Gesetze: § 112a Abs 1 BRAO, § 112a Abs 3 BRAO

Instanzenzug: nachgehend Az: AnwZ 1/21 Beschlussnachgehend Az: AnwZ 1/21 Beschlussnachgehend Az: AnwZ 1/21 Beschluss

Gründe

I.

1Der Antragsteller begehrt die Bewilligung von Prozesskostenhilfe für eine Klage auf Verpflichtung der Rechtsanwaltskammer                    zum Erlass einer Anordnung gegen zwei beim Bundesgerichtshof zugelassene Rechtsanwälte.

2Mit Schreiben vom beantragte der nicht zur Rechtsanwaltschaft zugelassene Antragsteller bei der Rechtsanwaltskammer                  , die beim Bundesgerichtshof zugelassenen Rechtsanwälte   T.     und        S.     aufzufordern, dem II. und dem XI. Zivilsenat des Bundesgerichtshofs mitzuteilen, dass sie in mehreren Verfahren(                                      ) Anträge als Vertreter ohne Vertretungsmacht gestellt hätten, und zu beantragen, die Nichtigkeit der in diesen Verfahren ergangenen Beschlüsse wegen Vertretungsmangels festzustellen. Zur Begründung führte er aus, die Rechtsanwälte seien in den Rubren der in diesen Verfahren ergangenen Entscheidungen, in denen er als Nebenintervenient des Beklagten oder als Antragsteller genannt sei, jeweils als Prozessbevollmächtigte der Antragsgegnerin "GbR K.                " benannt, obwohl sie von dieser keine Vertretungs-/Prozess-/Zustellungs-/Empfangs-vollmacht erhalten hätten.

3Die Präsidentin der Rechtsanwaltskammer                   teilte ihm mit Schreiben vom mit, ein Verstoß gegen berufsrechtliche Pflichten, zu denen eine Stellungnahme der Rechtsanwälte angefordert werden könnte, sei nicht ersichtlich. Die Nennung der Rechtsanwälte in den Rubren sei nur deshalb erfolgt, weil sie die Sozietät der Rechtsanwälte    M.    und   M.       fortführten.

4Auf seine weiteren Eingaben vom , und , mit denen er sich zusätzlich gegen die - seiner Ansicht ebenfalls unberechtigte - Nennung der Rechtsanwälte     M.    und  M.       als Vertreter der "GbR K.                 " in früheren Verfahren (           und          ) wandte, erhielt der Antragsteller keine Reaktion der Rechtsanwaltskammer.

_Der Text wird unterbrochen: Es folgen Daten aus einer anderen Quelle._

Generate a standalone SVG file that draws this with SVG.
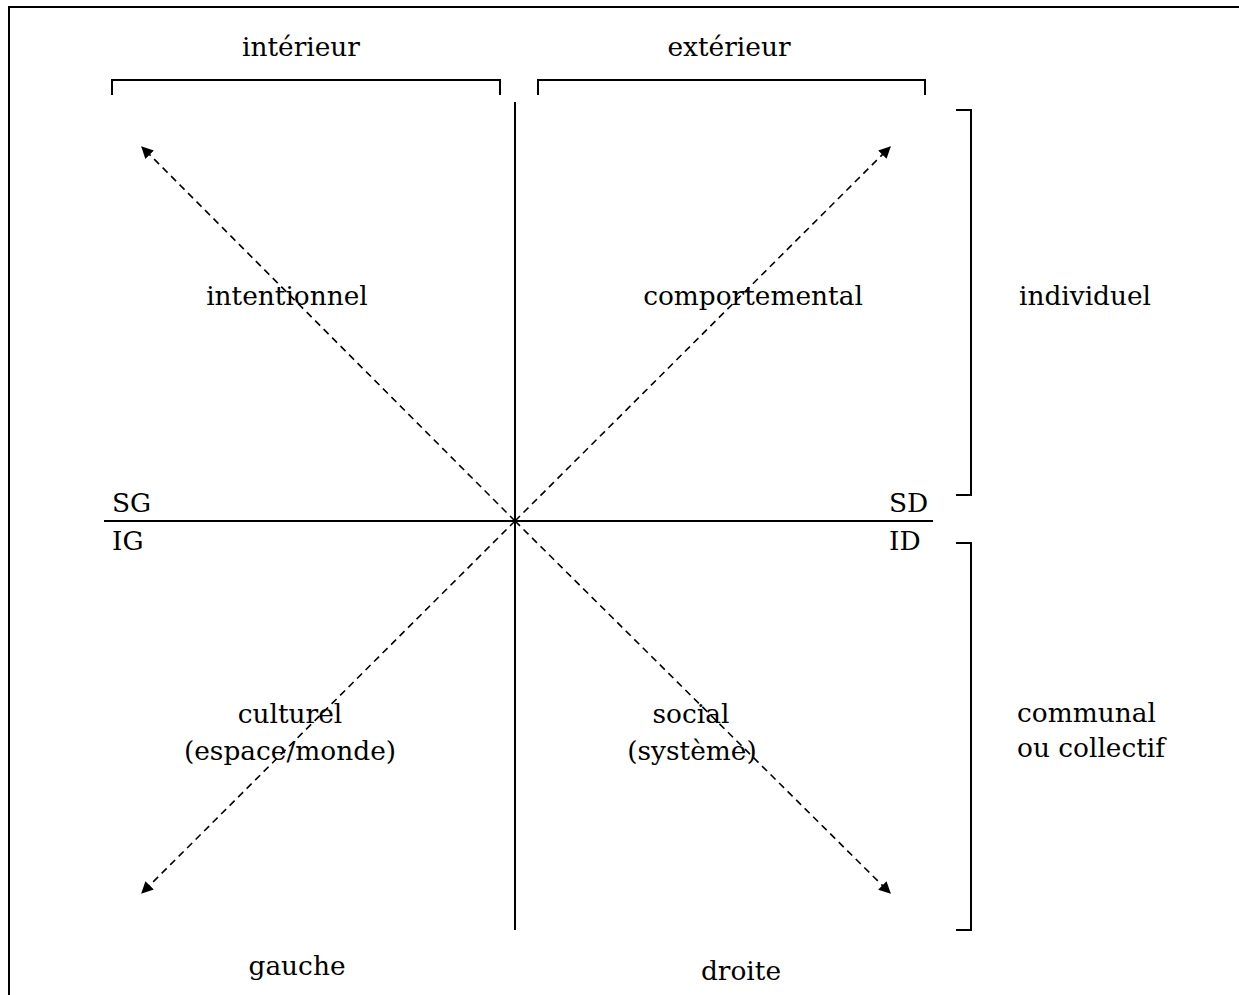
<svg xmlns="http://www.w3.org/2000/svg" width="1239" height="995" viewBox="0 0 1239 995">
<style>
.t{font-family:"DejaVu Serif","Liberation Serif",serif;font-size:26.4px;fill:#000}
.m{text-anchor:middle}
.s{stroke:#000;stroke-width:2;fill:none}
.d{stroke:#000;stroke-width:1.6;stroke-dasharray:7,5;fill:none}
</style>
<defs>
<marker id="ah" viewBox="0 0 10 10" refX="9" refY="5" markerWidth="12" markerHeight="12" markerUnits="userSpaceOnUse" orient="auto">
<path d="M0,0 L10,5 L0,10 z" fill="#000"/>
</marker>
</defs>
<rect width="1239" height="995" fill="#fff"/>
<g id="frame"><path class="s" d="M9,995 V7 H1239"/></g>
<g id="connectors">
<path class="s" d="M112,95 V80 H500 V95"/>
<path class="s" d="M538,95 V80 H925 V95"/>
<path class="s" d="M956,110 H971 V495 H956"/>
<path class="s" d="M956,543 H971 V930 H956"/>
<line class="s" x1="515" y1="102" x2="515" y2="930"/>
<line class="s" x1="104" y1="521" x2="933" y2="521"/>
<line class="d" x1="515" y1="521" x2="142" y2="147" marker-end="url(#ah)"/>
<line class="d" x1="515" y1="521" x2="890" y2="147" marker-end="url(#ah)"/>
<line class="d" x1="515" y1="521" x2="142" y2="893" marker-end="url(#ah)"/>
<line class="d" x1="515" y1="521" x2="890" y2="893" marker-end="url(#ah)"/>
</g>
<g id="n-interieur"><text class="t m" x="301" y="56">intérieur</text></g>
<g id="n-exterieur"><text class="t m" x="729" y="56">extérieur</text></g>
<g id="n-intentionnel"><text class="t m" x="287" y="305">intentionnel</text></g>
<g id="n-comportemental"><text class="t m" x="753" y="305">comportemental</text></g>
<g id="n-individuel"><text class="t m" x="1085" y="305">individuel</text></g>
<g id="n-SG"><text class="t" x="112" y="512">SG</text></g>
<g id="n-IG"><text class="t" x="112" y="550">IG</text></g>
<g id="n-SD"><text class="t" x="889" y="512">SD</text></g>
<g id="n-ID"><text class="t" x="889" y="550">ID</text></g>
<g id="n-culturel"><text class="t m" x="290" y="723">culturel</text><text class="t m" x="290" y="760">(espace/monde)</text></g>
<g id="n-social"><text class="t m" x="691" y="723">social</text><text class="t m" x="692" y="760">(système)</text></g>
<g id="n-communal"><text class="t" x="1017" y="722">communal</text><text class="t" x="1017" y="757">ou collectif</text></g>
<g id="n-gauche"><text class="t m" x="297" y="975">gauche</text></g>
<g id="n-droite"><text class="t m" x="741" y="980">droite</text></g>
</svg>
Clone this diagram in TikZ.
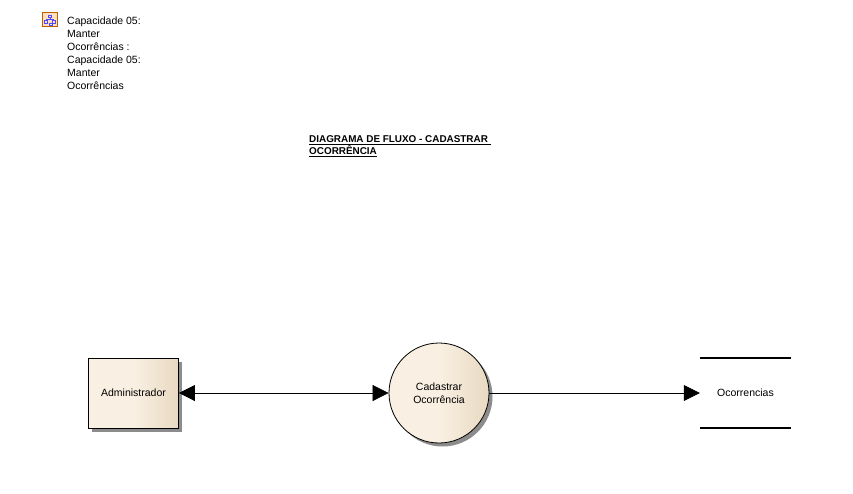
\documentclass[tikz,border=0pt]{standalone}
\usepackage{fontspec}
\setmainfont{Liberation Sans}
\usetikzlibrary{arrows.meta,shadows}
\definecolor{fillLeft}{HTML}{F9F0E3}
\definecolor{fillRight}{HTML}{E8D9C1}
\tikzset{
    elemStyle/.style={draw=black, line width=0.8pt, left color=fillLeft, right color=fillRight, middle color=fillLeft,
        drop shadow={shadow xshift=3.5pt, shadow yshift=-3.5pt, fill=black!45, opacity=1}, align=center,
        font=\fontsize{10.5}{13}\selectfont, inner sep=0pt},
    plainText/.style={align=left, anchor=north west, inner sep=0pt, font=\fontsize{10.5}{13}\selectfont},
    flowStyle/.style={draw, line width=0.7pt, -{Triangle[length=16pt,width=16pt]}},
}
\begin{document}
\begin{tikzpicture}[x=1pt, y=-1pt]
    \useasboundingbox (0, 0) rectangle (853, 493);

    \node[draw=orange!75!black, line width=1.2pt, fill=orange!25, minimum size=14.5pt, inner sep=0pt](icon) at (50, 19.5) {};
    \draw[blue!70!white, line width=0.7pt] (48.5, 15) rectangle (51.5, 17.5) (50, 17.5) -- (50, 19) (46, 19) -- (53.5, 19) (46, 19) -- (46, 20.5) (53.5, 19) -- (53.5, 20.5)
        (44.5, 20.5) rectangle (47.5, 23) (52, 20.5) rectangle (55, 23) (49, 23.5) rectangle (52, 25.5);
    \node[plainText](package) at (67, 15.3) {\rule{0pt}{9pt}Capacidade 05:\\Manter\\Ocorrências :\\Capacidade 05:\\Manter\\Ocorrências};
    \node[plainText, font=\bfseries\fontsize{9.9}{12.5}\selectfont](title) at (309, 135.3) {\underline{DIAGRAMA DE FLUXO - CADASTRAR\ }\\\underline{OCORRÊNCIA}};

    \node[elemStyle, minimum width=90pt, minimum height=70pt](admin) at (133.5, 393) {Administrador};
    \node[elemStyle, circle, minimum size=100pt](cadastrar) at (439, 393) {Cadastrar\\Ocorrência};
    \node[align=center, inner sep=0pt, minimum width=91pt, minimum height=70pt, font=\fontsize{10.5}{13}\selectfont](store) at (745.5, 393) {Ocorrencias};

    \draw[line width=1.6pt] (store.north west) -- (store.north east);
    \draw[line width=1.6pt] (store.south west) -- (store.south east);

    \draw[flowStyle, {Triangle[length=16pt,width=16pt]}-{Triangle[length=16pt,width=16pt]}] (admin) -- (cadastrar);
    \draw[flowStyle] (cadastrar) -- (store);
\end{tikzpicture}
\end{document}
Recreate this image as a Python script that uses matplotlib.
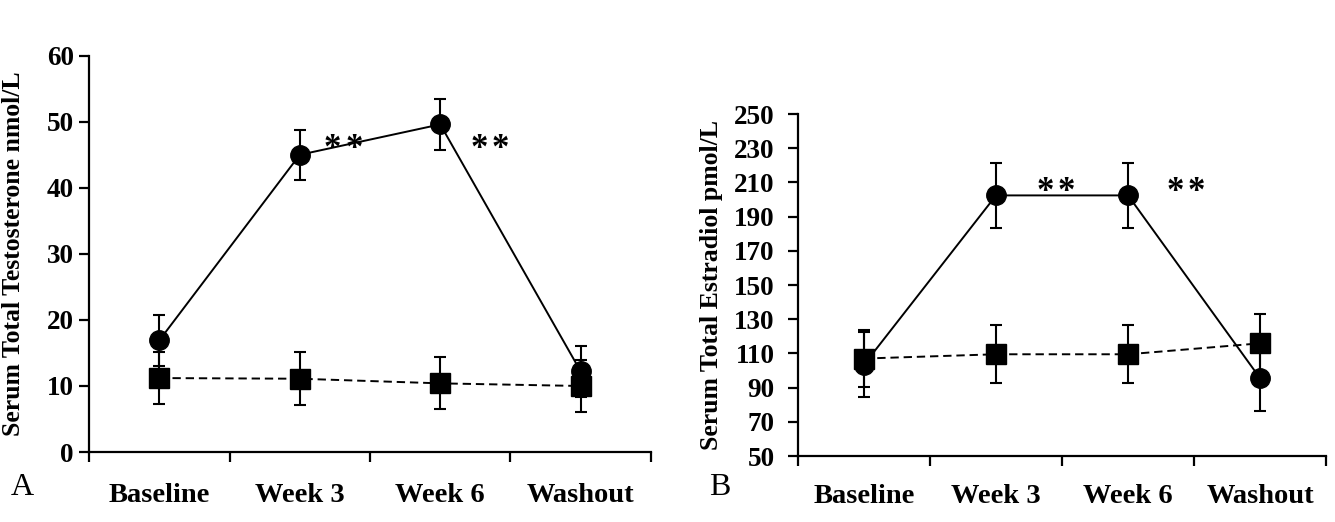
import matplotlib
matplotlib.use("Agg")
import matplotlib.pyplot as plt
from matplotlib.transforms import offset_copy

plt.rcParams['font.family'] = ['Liberation Serif', 'DejaVu Serif']
plt.rcParams['lines.scale_dashes'] = False

categories = ["Baseline", "Week 3", "Week 6", "Washout"]

# Panel A: Serum total testosterone (nmol/L)
a_circle = [16.9, 45.0, 49.6, 12.2]
a_circle_err = [3.8, 3.8, 3.8, 3.8]
a_square = [11.2, 11.1, 10.4, 10.0]
a_square_err = [3.9, 4.0, 3.95, 3.9]
a_yticks = [0, 10, 20, 30, 40, 50, 60]
a_stars = [(1.31, 47.0), (2.35, 47.0)]

# Panel B: Serum total estradiol (pmol/L)
b_circle = [103.5, 202.4, 202.4, 95.5]
b_circle_err = [19.0, 19.0, 19.0, 19.4]
b_square = [107.0, 109.5, 109.5, 115.9]
b_square_err = [16.5, 17.0, 17.0, 17.0]
b_yticks = [50, 70, 90, 110, 130, 150, 170, 190, 210, 230, 250]
b_stars = [(1.455, 208.6), (2.44, 208.6)]

fig = plt.figure(figsize=(13.35, 5.22), dpi=100)
axA = fig.add_axes([0.0667, 0.134, 0.4209, 0.7593])
axB = fig.add_axes([0.5978, 0.1264, 0.3955, 0.6552])

STAR_FS = 25


def draw(ax, circ, cerr, sq, serr, yticks, stars, ylabel, label_pad, ytick_pad, ylab_x):
    x = list(range(len(categories)))
    ax.errorbar(x, sq, yerr=serr, fmt='s', color='black', ms=14.5,
                linestyle=(0, (6, 3.5)), lw=1.4, elinewidth=1.5, capsize=4,
                capthick=1.5, zorder=3)
    ax.errorbar(x, circ, yerr=cerr, fmt='o', color='black', ms=14,
                linestyle='-', lw=1.4, elinewidth=1.5, capsize=4,
                capthick=1.5, zorder=4)
    ax.set_xlim(-0.5, len(categories) - 0.5)
    ax.set_ylim(yticks[0], yticks[-1])
    ax.set_yticks(yticks)
    ax.set_yticklabels([str(t) for t in yticks], fontsize=19.5, fontweight='bold')
    ax.set_xticks([i - 0.5 for i in range(len(categories) + 1)])
    ax.set_xticklabels([])
    ax.set_xticks(x, minor=True)
    ax.set_xticklabels(categories, minor=True, fontsize=20.5, fontweight='bold')
    ax.tick_params(axis='x', which='minor', length=0, pad=label_pad)
    ax.tick_params(axis='x', which='major', direction='out', length=7, width=1.6)
    ax.tick_params(axis='y', direction='out', length=7, width=1.6, pad=ytick_pad)
    for s in ['top', 'right']:
        ax.spines[s].set_visible(False)
    for s in ['left', 'bottom']:
        ax.spines[s].set_linewidth(1.6)
    ax.set_ylabel(ylabel, fontsize=18.5, fontweight='bold')
    ax.yaxis.set_label_coords(ylab_x, 0.5)
    for (sx, sy) in stars:
        for dx in (-7.6, 7.6):
            tr = offset_copy(ax.transData, fig=fig, x=dx, y=-0.46 * STAR_FS,
                             units='points')
            ax.text(sx, sy, "*", transform=tr, fontsize=STAR_FS,
                    fontweight='bold', ha='center', va='baseline')


draw(axA, a_circle, a_circle_err, a_square, a_square_err, a_yticks, a_stars,
     "Serum Total Testosterone nmol/L", 22.5, 4, -0.114)
draw(axB, b_circle, b_circle_err, b_square, b_square_err, b_yticks, b_stars,
     "Serum Total Estradiol pmol/L", 20, 10, -0.142)

fig.text(0.0165, 0.052, "A", fontsize=23, ha='center', va='baseline')
fig.text(0.539, 0.052, "B", fontsize=23, ha='center', va='baseline')

fig.savefig("out.png", dpi=100)
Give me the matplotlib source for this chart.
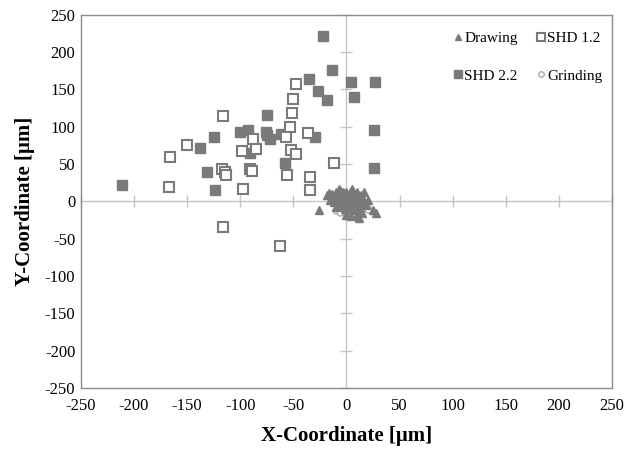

5Mit als "Klage" überschriebenem Schriftsatz vom hat der Antragsteller beantragt, die Rechtsanwaltskammer                    zu verurteilen, den beim Bundesgerichtshof zugelassenen Rechtsanwälten   T.      und         S.     die Anordnung zu erteilen, dem II. und dem XI. Zivilsenat des Bundesgerichtshofs mitzuteilen, dass sie und ihre "Rechtsvorgänger", die beim Bundesgerichtshof zugelassenen Rechtsanwälte     M.     und  M.       , von den in den Rubren mehrerer Entscheidungen des II. und des XI. Zivilsenats (                                                         ) genannten Mit-/Gesellschaftern der "GbRK.                 " keine mündliche und schriftliche Vollmacht für Verfahren beim Bundesgerichtshof erhalten haben, nicht unmittelbar oder mittelbar zur Vertretung in den Revisions- und Prozesskostenhilfeverfahren bevollmächtigt wurden und deshalb verpflichtet sind, im Wege der Rubrumsberichtigung ihre Löschung als angebliche Prozessbevollmächtigte und Eintragung als Vertreter ohne Vertretungsmacht zu beantragen. Mit weiterem Schriftsatz vom hat der Antragsteller - nach Hinweis durch den Senat auf die fehlende Postulationsfähigkeit - klargestellt, dass es sich bei dem Schriftsatz vom lediglich ("richtig") um einen Klageentwurf handele, für den er die Bewilligung von Prozesskostenhilfe beantrage.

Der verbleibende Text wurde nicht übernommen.